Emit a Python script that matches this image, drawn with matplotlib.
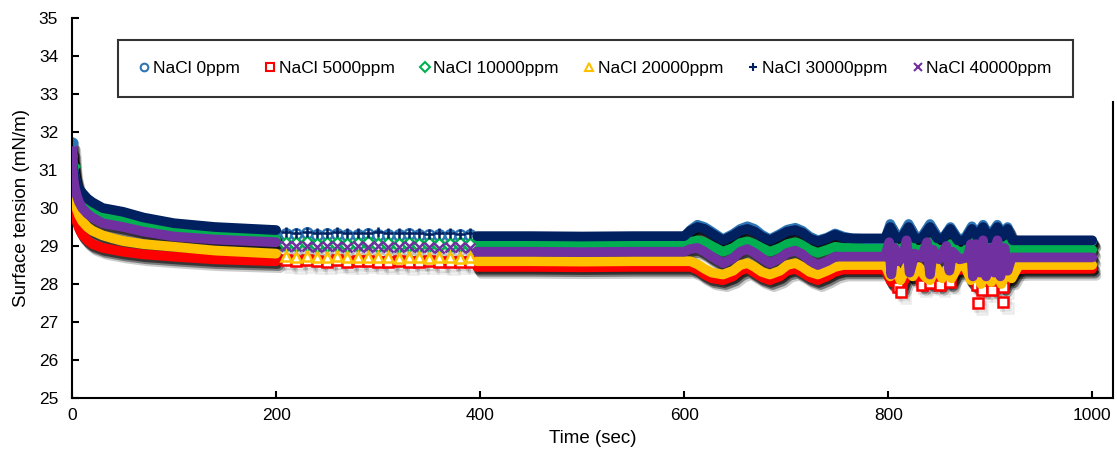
import matplotlib
matplotlib.use('Agg')
import matplotlib.pyplot as plt
import matplotlib.patheffects as pe
from matplotlib.lines import Line2D

plt.rcParams['font.family'] = ['Liberation Sans', 'DejaVu Sans']

labels = ['NaCl 0ppm', 'NaCl 5000ppm', 'NaCl 10000ppm',
          'NaCl 20000ppm', 'NaCl 30000ppm', 'NaCl 40000ppm']
colors = ['#2E75B6', '#FF0000', '#00B050', '#FFC000', '#002060', '#7030A0']
markers = ['o', 's', 'D', '^', '+', 'x']

# 0-200 s (dense recording)
t_early = [0, 1, 2, 3, 5, 7, 10, 15, 20, 30, 40, 50, 70, 100, 140, 200]
early_0 = [31.7, 31.2, 30.95, 30.8, 30.55, 30.42, 30.3, 30.15, 30.05, 29.9, 29.82, 29.76, 29.6, 29.47, 29.38, 29.3]
early_5k = [30.7, 30.2, 30.0, 29.85, 29.6, 29.45, 29.3, 29.15, 29.05, 28.95, 28.9, 28.85, 28.78, 28.72, 28.65, 28.6]
early_10k = [31.1, 30.8, 30.65, 30.55, 30.35, 30.25, 30.12, 30.0, 29.9, 29.78, 29.7, 29.64, 29.5, 29.38, 29.28, 29.18]
early_20k = [30.95, 30.5, 30.3, 30.15, 29.95, 29.8, 29.65, 29.5, 29.4, 29.28, 29.2, 29.13, 29.05, 28.98, 28.88, 28.8]
early_30k = [31.3, 31.05, 30.9, 30.8, 30.6, 30.5, 30.4, 30.25, 30.15, 30.0, 29.95, 29.9, 29.75, 29.6, 29.5, 29.42]
early_40k = [31.5, 30.9, 30.65, 30.5, 30.3, 30.15, 30.0, 29.85, 29.75, 29.6, 29.55, 29.5, 29.38, 29.25, 29.17, 29.1]

# 200-400 s (one reading every ~10 s)
t_mid = [210, 220, 230, 240, 250, 260, 270, 280, 290, 300, 310, 320, 330, 340, 350, 360, 370, 380, 390]
mid_0 = [29.32, 29.31, 29.33, 29.3, 29.31, 29.32, 29.3, 29.29, 29.31, 29.3, 29.29, 29.3, 29.31, 29.28, 29.3, 29.29, 29.3, 29.28, 29.29]
mid_5k = [28.62, 28.6, 28.63, 28.6, 28.59, 28.62, 28.58, 28.6, 28.61, 28.59, 28.58, 28.6, 28.57, 28.59, 28.6, 28.58, 28.57, 28.59, 28.58]
mid_10k = [29.06, 29.05, 29.07, 29.04, 29.05, 29.06, 29.03, 29.05, 29.08, 29.04, 29.05, 29.03, 29.06, 29.04, 29.05, 29.03, 29.04, 29.05, 29.03]
mid_20k = [28.73, 28.72, 28.74, 28.71, 28.72, 28.73, 28.7, 28.72, 28.71, 28.7, 28.72, 28.69, 28.71, 28.7, 28.69, 28.71, 28.7, 28.69, 28.7]
mid_30k = [29.37, 29.35, 29.38, 29.34, 29.35, 29.36, 29.33, 29.35, 29.34, 29.36, 29.33, 29.34, 29.35, 29.33, 29.32, 29.34, 29.33, 29.32, 29.33]
mid_40k = [29.0, 28.99, 29.01, 28.98, 29.0, 28.99, 28.97, 29.0, 28.98, 28.99, 28.97, 28.98, 28.99, 28.97, 28.98, 28.96, 28.97, 28.98, 28.96]

# 397-797 s (dense, with the wave from 600 s)
t_late = [397, 450, 500, 550, 600, 606, 613, 620, 627, 638, 648, 655, 662, 669, 676, 684,
          694, 701, 709, 716, 723, 731, 740, 748, 756, 765, 780, 797]
late_0 = [29.22, 29.22, 29.21, 29.22, 29.22, 29.42, 29.56, 29.5, 29.38, 29.18, 29.32, 29.45, 29.52, 29.45,
          29.3, 29.18, 29.32, 29.43, 29.48, 29.4, 29.25, 29.15, 29.22, 29.33, 29.25, 29.2, 29.18, 29.18]
late_5k = [28.45, 28.45, 28.44, 28.45, 28.45, 28.45, 28.38, 28.25, 28.15, 28.1, 28.2, 28.35, 28.42, 28.3,
           28.18, 28.1, 28.2, 28.35, 28.4, 28.3, 28.18, 28.1, 28.2, 28.32, 28.38, 28.38, 28.38, 28.38]
late_10k = [29.05, 29.05, 29.04, 29.05, 29.05, 29.1, 29.15, 29.1, 29.0, 28.85, 28.95, 29.08, 29.12, 29.05,
            28.95, 28.85, 28.95, 29.05, 29.1, 29.02, 28.9, 28.82, 28.9, 28.98, 28.95, 28.95, 28.93, 28.93]
late_20k = [28.6, 28.6, 28.59, 28.6, 28.6, 28.6, 28.52, 28.4, 28.3, 28.25, 28.35, 28.5, 28.55, 28.45,
            28.32, 28.25, 28.35, 28.5, 28.55, 28.45, 28.32, 28.25, 28.35, 28.45, 28.5, 28.5, 28.5, 28.5]
late_30k = [29.26, 29.26, 29.25, 29.26, 29.26, 29.4, 29.5, 29.45, 29.33, 29.15, 29.28, 29.4, 29.45, 29.38,
            29.25, 29.15, 29.28, 29.38, 29.42, 29.35, 29.2, 29.12, 29.2, 29.3, 29.22, 29.2, 29.2, 29.2]
late_40k = [28.85, 28.85, 28.84, 28.85, 28.85, 28.92, 28.95, 28.85, 28.72, 28.55, 28.68, 28.85, 28.92, 28.82,
            28.68, 28.55, 28.68, 28.82, 28.88, 28.78, 28.62, 28.5, 28.6, 28.72, 28.72, 28.72, 28.72, 28.72]

# 800-1000 s (spiky part and tail)
t_spk_top = [802, 808, 814, 820, 826, 833, 841, 848, 854, 861, 868, 875, 882, 887, 893, 899, 907, 912, 917, 922,
             935, 960, 1000]
spk_0 = [29.58, 29.25, 29.3, 29.58, 29.25, 29.25, 29.58, 29.25, 29.22, 29.5, 29.2, 29.2, 29.52, 29.3, 29.56, 29.25,
         29.56, 29.3, 29.5, 29.15, 29.12, 29.12, 29.12]
spk_10k = [29.15, 28.9, 28.95, 29.1, 28.9, 28.9, 29.1, 28.9, 28.9, 29.05, 28.85, 28.85, 29.1, 28.9, 29.1, 28.9,
           29.1, 28.9, 29.05, 28.9, 28.9, 28.9, 28.9]
spk_30k = [29.5, 29.2, 29.25, 29.5, 29.2, 29.2, 29.5, 29.2, 29.2, 29.45, 29.15, 29.15, 29.45, 29.25, 29.5, 29.2,
           29.5, 29.25, 29.45, 29.15, 29.15, 29.15, 29.15]
t_spk_5k = [803, 808, 814, 819, 826, 833, 838, 842, 846, 851, 856, 861, 866, 872, 880, 885, 889, 893, 898, 903,
            908, 913, 918, 923, 935, 960, 1000]
spk_5k = [28.05, 28.15, 27.95, 28.3, 28.35, 28.0, 28.25, 28.05, 28.25, 28.0, 28.25, 28.05, 28.35, 28.38, 28.35,
          28.0, 28.2, 27.9, 28.2, 27.9, 28.2, 27.95, 28.2, 28.38, 28.4, 28.4, 28.4]
t_spk_20k = [802, 807, 812, 818, 824, 830, 836, 841, 847, 853, 858, 862, 868, 875, 881, 886, 891, 896, 901, 906,
             911, 916, 921, 928, 960, 1000]
spk_20k = [28.2, 28.4, 28.1, 28.45, 28.2, 28.45, 28.2, 28.1, 28.45, 28.15, 28.4, 28.15, 28.45, 28.5, 28.1, 28.4,
           28.0, 28.35, 28.05, 28.4, 28.0, 28.35, 28.15, 28.5, 28.5, 28.5]
t_spk_40k = [801, 803, 806, 810, 815, 818, 821, 826, 833, 838, 841, 844, 850, 857, 860, 863, 870, 878,
             881, 883, 886, 890, 893, 896, 901, 904, 907, 910, 914, 917, 921, 935, 960, 1000]
spk_40k = [29.1, 28.25, 28.95, 28.6, 28.75, 29.15, 28.3, 28.8, 28.7, 29.1, 28.25, 28.9, 28.65, 29.0, 28.35,
           28.85, 28.65, 28.7, 29.05, 28.2, 29.05, 28.3, 29.15, 28.2, 28.95, 28.3, 29.15, 28.2, 28.95, 28.35,
           28.7, 28.7, 28.7, 28.7]

# stray low readings of the 5000 ppm run
t_low_5k = [810, 813, 833, 841, 851, 861, 887, 888, 892, 902, 913, 913]
low_5k = [27.93, 27.8, 27.97, 28.02, 27.97, 28.06, 27.97, 27.5, 27.84, 27.84, 27.93, 27.53]

dense_t = [
    (t_early, t_late + t_spk_top),
    (t_early, t_late + t_spk_5k),
    (t_early, t_late + t_spk_top),
    (t_early, t_late + t_spk_20k),
    (t_early, t_late + t_spk_top),
    (t_early, t_late + t_spk_40k),
]
dense_v = [
    (early_0, late_0 + spk_0),
    (early_5k, late_5k + spk_5k),
    (early_10k, late_10k + spk_10k),
    (early_20k, late_20k + spk_20k),
    (early_30k, late_30k + spk_30k),
    (early_40k, late_40k + spk_40k),
]
mids = [mid_0, mid_5k, mid_10k, mid_20k, mid_30k, mid_40k]

fig = plt.figure(figsize=(11.17, 4.51), dpi=100)
ax = fig.add_axes([0.0645, 0.1175, 0.9316, 0.8425])

shadow = [pe.SimpleLineShadow(offset=(1, -2), shadow_color='k', alpha=0.55),
          pe.SimpleLineShadow(offset=(2, -3.5), shadow_color='k', alpha=0.4),
          pe.SimpleLineShadow(offset=(3, -5), shadow_color='k', alpha=0.2)]
mshadow = [pe.SimpleLineShadow(offset=(1.5, -2.5), shadow_color='k', alpha=0.12),
           pe.SimpleLineShadow(offset=(3, -4.5), shadow_color='k', alpha=0.08)]

# shadows first so they sit under every series
for i in range(6):
    for t, v in zip(dense_t[i], dense_v[i]):
        ax.plot(t, v, lw=7, color='k', solid_capstyle='round', solid_joinstyle='round',
                path_effects=shadow, zorder=1)
    ax.plot(t_mid, mids[i], ls='none', marker=markers[i], ms=7.5, mew=1.8, color='k',
            mfc='none', path_effects=mshadow, zorder=1)
ax.plot(t_low_5k, low_5k, ls='none', marker='s', ms=7, mew=1.8, color='k', mfc='none',
        path_effects=mshadow, zorder=1)

for i in range(6):
    for t, v in zip(dense_t[i], dense_v[i]):
        ax.plot(t, v, lw=7, color=colors[i], solid_capstyle='round', solid_joinstyle='round',
                zorder=2 + i)
    ax.plot(t_mid, mids[i], ls='none', marker=markers[i], ms=7.5, mew=1.8, color=colors[i],
            mfc='white' if markers[i] in 'osD^' else colors[i], zorder=2 + i)
    ax.plot(t_early[:1], dense_v[i][0][:1], ls='none', marker=markers[i], ms=7, mew=1.8,
            color=colors[i], mfc='none', zorder=2 + i)
ax.plot(t_low_5k, low_5k, ls='none', marker='s', ms=7, mew=1.8, color=colors[1], mfc='white', zorder=3)

ax.set_xlim(0, 1020)
ax.set_ylim(25, 35)
ax.set_xticks(range(0, 1001, 200))
ax.set_yticks(range(25, 36))
ax.tick_params(direction='in', length=5, width=1.5, labelsize=12.5)
ax.tick_params(axis='y', pad=10)
ax.tick_params(axis='x', pad=7)
for s in ['left', 'bottom', 'right']:
    ax.spines[s].set_linewidth(1.5)
ax.spines['top'].set_visible(False)
ax.spines['right'].set_bounds(25, 32.8)
ax.set_xlabel('Time (sec)', fontsize=13.5, labelpad=5)
ax.set_ylabel('Surface tension (mN/m)', fontsize=13.5, labelpad=6)

handles = [Line2D([], [], ls='none', marker=m, color=c, ms=5.5, mew=1.5,
                  mfc='none' if m in 'osD^' else c) for m, c in zip(markers, colors)]
leg = ax.legend(handles, labels, ncol=6, loc='center', bbox_to_anchor=(0.0442, 0.792, 0.9174, 0.150),
                mode='expand', fontsize=12.5, frameon=True, fancybox=False, edgecolor='k',
                handlelength=0.6, handletextpad=0.2, borderpad=1.2, borderaxespad=0)
leg.get_frame().set_linewidth(1.5)

fig.savefig('out.png', dpi=100)
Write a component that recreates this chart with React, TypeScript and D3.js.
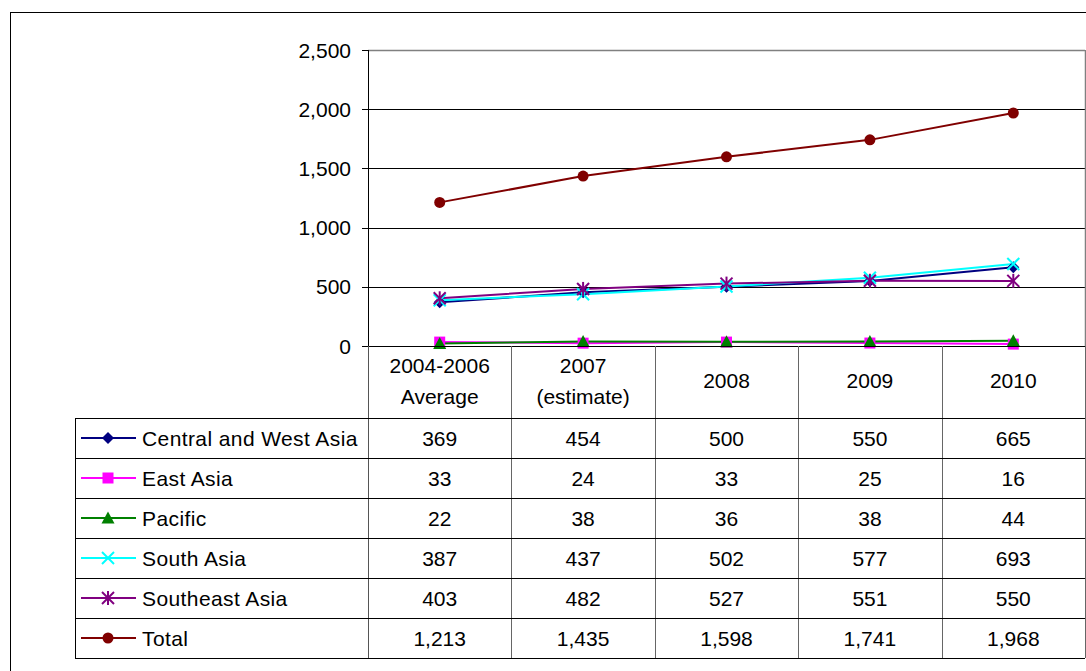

---------------

_STATED TASK:_ Without the pictures, repeat the entries above line by line, from the first through the one that contains "markers = ['o', 's', 'D', '^', '+', 'x']", both ends included.

_TASK OUTPUT:_
Emit a Python script that matches this image, drawn with matplotlib.
import matplotlib
matplotlib.use('Agg')
import matplotlib.pyplot as plt
import matplotlib.patheffects as pe
from matplotlib.lines import Line2D

plt.rcParams['font.family'] = ['Liberation Sans', 'DejaVu Sans']

labels = ['NaCl 0ppm', 'NaCl 5000ppm', 'NaCl 10000ppm',
          'NaCl 20000ppm', 'NaCl 30000ppm', 'NaCl 40000ppm']
colors = ['#2E75B6', '#FF0000', '#00B050', '#FFC000', '#002060', '#7030A0']
markers = ['o', 's', 'D', '^', '+', 'x']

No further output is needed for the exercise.